Perhaps time does heal all wounds.  The Academy certainly hopes that the memory of this year’s Academy Award quickly passes from the public’s memory.   That may be wishful thinking.

There are probably few among us that remember the 1933 Academy Awards.  Will Rogers, even more famous in his day that Warren Beatty and Faye Dunaway, announced the winner of the Best Director Award by saying “Come on up here, Frank”.  Unfortunately, there were two nominees that year with the first name of Frank.  They both started making their way to the stage to accept the award meant for only one.

You would have to be my age to remember the short lived phenomenon known as “Streaking”, which gripped the world in the early 1970’s.   David Niven was announcing the nominees for Best Picture in 1972 which a buck naked man ran across the stage on live television.  Niven quickly recovered by saying how unusual it was that the man’s greatest claim to fame would likely be running across a stage naked and showing his own shortcomings.
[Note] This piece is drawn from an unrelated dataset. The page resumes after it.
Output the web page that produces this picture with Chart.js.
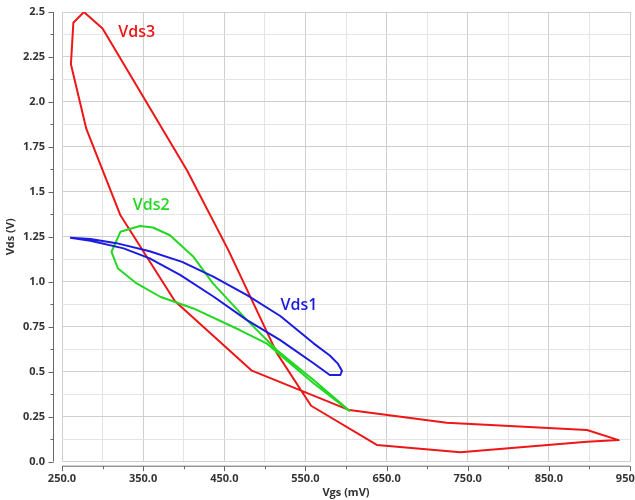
<!DOCTYPE html>
<html>
<head>
<meta charset="utf-8">
<script src="https://cdn.jsdelivr.net/npm/chart.js@4"></script>
<style>
  body { margin: 0; background: #fff; }
  canvas { display: block; }
</style>
</head>
<body>
<canvas id="chart" width="635" height="500"></canvas>
<script>
// Vds1 loop (blue)
const vds1Vgs = [260, 285, 317, 358, 398, 437, 478, 519, 560, 580, 590, 595, 593, 580, 560, 519, 478, 437, 396, 358, 326, 285, 260];
const vds1Vds = [1.245, 1.238, 1.215, 1.17, 1.111, 1.028, 0.926, 0.81, 0.658, 0.59, 0.545, 0.505, 0.482, 0.482, 0.547, 0.676, 0.787, 0.917, 1.037, 1.13, 1.186, 1.228, 1.245];

// Vds2 loop (green)
const vds2Vgs = [605, 560, 515, 478, 436, 412, 383, 362, 346, 322, 311, 319, 342, 371, 412, 469, 502, 560, 605];
const vds2Vds = [0.28, 0.454, 0.62, 0.787, 0.991, 1.139, 1.259, 1.302, 1.31, 1.278, 1.167, 1.074, 0.991, 0.917, 0.852, 0.732, 0.658, 0.436, 0.28];

// Vds3 loop (red)
const vds3Vgs = [277, 300, 404, 455, 515, 557, 638, 741, 897, 936, 897, 724, 604, 484, 389, 322, 280, 261, 264, 277];
const vds3Vds = [2.5, 2.408, 1.62, 1.176, 0.602, 0.311, 0.093, 0.052, 0.111, 0.12, 0.176, 0.217, 0.287, 0.506, 0.893, 1.37, 1.85, 2.21, 2.44, 2.5];

const seriesNames = ['Vds1', 'Vds2', 'Vds3'];
const seriesColors = ['#1c1ce0', '#22d822', '#ee1616'];
const labelVgs = [542, 360, 342];
const labelVds = [0.87, 1.426, 2.389];

function pts(xs, ys) {
    return xs.map((x, i) => ({ x: x, y: ys[i] }));
}

const isMajorY = v => Math.abs(v * 4 - Math.round(v * 4)) < 1e-6;
const isMajorX = v => Math.abs((v - 250) / 100 - Math.round((v - 250) / 100)) < 1e-6;

const tickFont = { family: 'Open Sans', size: 11, weight: 'bold' };

// draws the offset axis lines + tick marks, and the curve labels
const extras = {
    id: 'extras',
    afterDraw(chart) {
        const c = chart.ctx;
        const a = chart.chartArea;
        const xs = chart.scales.x;
        const ys = chart.scales.y;
        c.save();
        c.strokeStyle = '#666';
        c.lineWidth = 1;
        const ax = a.left - 8.5;
        c.beginPath();
        c.moveTo(ax, a.top);
        c.lineTo(ax, a.bottom);
        ys.ticks.forEach(t => {
            const py = Math.round(ys.getPixelForValue(t.value)) + 0.5;
            const len = isMajorY(t.value) ? 5 : 3;
            c.moveTo(ax - len, py);
            c.lineTo(ax, py);
        });
        const ay = a.bottom + 4.5;
        c.moveTo(a.left, ay);
        c.lineTo(a.right, ay);
        xs.ticks.forEach(t => {
            const px = Math.round(xs.getPixelForValue(t.value)) + 0.5;
            const len = isMajorX(t.value) ? 5 : 3;
            c.moveTo(px, ay);
            c.lineTo(px, ay + len);
        });
        c.stroke();

        c.font = '600 16px "Open Sans"';
        c.textAlign = 'center';
        c.textBaseline = 'middle';
        seriesNames.forEach((n, i) => {
            c.fillStyle = seriesColors[i];
            c.fillText(n, xs.getPixelForValue(labelVgs[i]), ys.getPixelForValue(labelVds[i]));
        });
        c.restore();
    }
};

new Chart(document.getElementById('chart'), {
    type: 'scatter',
    data: {
        datasets: [
            { label: seriesNames[0], data: pts(vds1Vgs, vds1Vds), borderColor: seriesColors[0] },
            { label: seriesNames[1], data: pts(vds2Vgs, vds2Vds), borderColor: seriesColors[1] },
            { label: seriesNames[2], data: pts(vds3Vgs, vds3Vds), borderColor: seriesColors[2] }
        ].map(d => Object.assign(d, { showLine: true, pointRadius: 0, borderWidth: 2, tension: 0, fill: false, borderJoinStyle: 'round' }))
    },
    options: {
        responsive: false,
        animation: false,
        layout: { padding: { top: 12, right: 5, left: 0, bottom: 0 } },
        plugins: { legend: { display: false }, tooltip: { enabled: false } },
        scales: {
            x: {
                type: 'linear',
                min: 250,
                max: 950,
                afterFit: s => { s.height = 38.3; s.paddingLeft = 0; s.paddingRight = 0; },
                border: { display: false },
                grid: {
                    drawTicks: false,
                    color: ctx => isMajorX(ctx.tick.value) ? '#cfcfcf' : '#e4e4e4'
                },
                ticks: {
                    stepSize: 50,
                    autoSkip: false,
                    maxRotation: 0,
                    padding: 11,
                    color: '#333',
                    font: tickFont,
                    callback: v => isMajorX(v) ? v.toFixed(1) : ''
                },
                title: {
                    display: true,
                    text: 'Vgs (mV)',
                    color: '#333',
                    font: tickFont,
                    padding: { top: 0, bottom: 1 }
                }
            },
            y: {
                type: 'linear',
                min: 0,
                max: 2.5,
                afterFit: s => { s.width = 62; s.paddingTop = 0; s.paddingBottom = 0; },
                border: { display: false },
                grid: {
                    drawTicks: false,
                    color: ctx => isMajorY(ctx.tick.value) ? '#cfcfcf' : '#e4e4e4'
                },
                ticks: {
                    stepSize: 0.125,
                    autoSkip: false,
                    padding: 17,
                    color: '#333',
                    font: tickFont,
                    callback: v => isMajorY(v) ? (Number.isInteger(v) ? v.toFixed(1) : String(v)) : ''
                },
                title: {
                    display: true,
                    text: 'Vds (V)',
                    color: '#333',
                    font: tickFont,
                    padding: { top: 4, bottom: 0 }
                }
            }
        }
    },
    plugins: [extras]
});
</script>
</body>
</html>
Life is full of mistakes.  Most of us are fortunate enough to not have them occur on live television before a worldwide audience.  But in this awkward and embarrassing moment, the parties of both movies handled the mistake with extraordinary grace, even as most of the audience in the theater and around the world had no clue of what had just happened.

There is a certain irony that people who make a living making movies may have had their greatest performance on a live stage while dealing with another person’s unimaginable mistake.  For the grace and compassion they showed each other as hearts were broken while others soared, I can only say Bravo!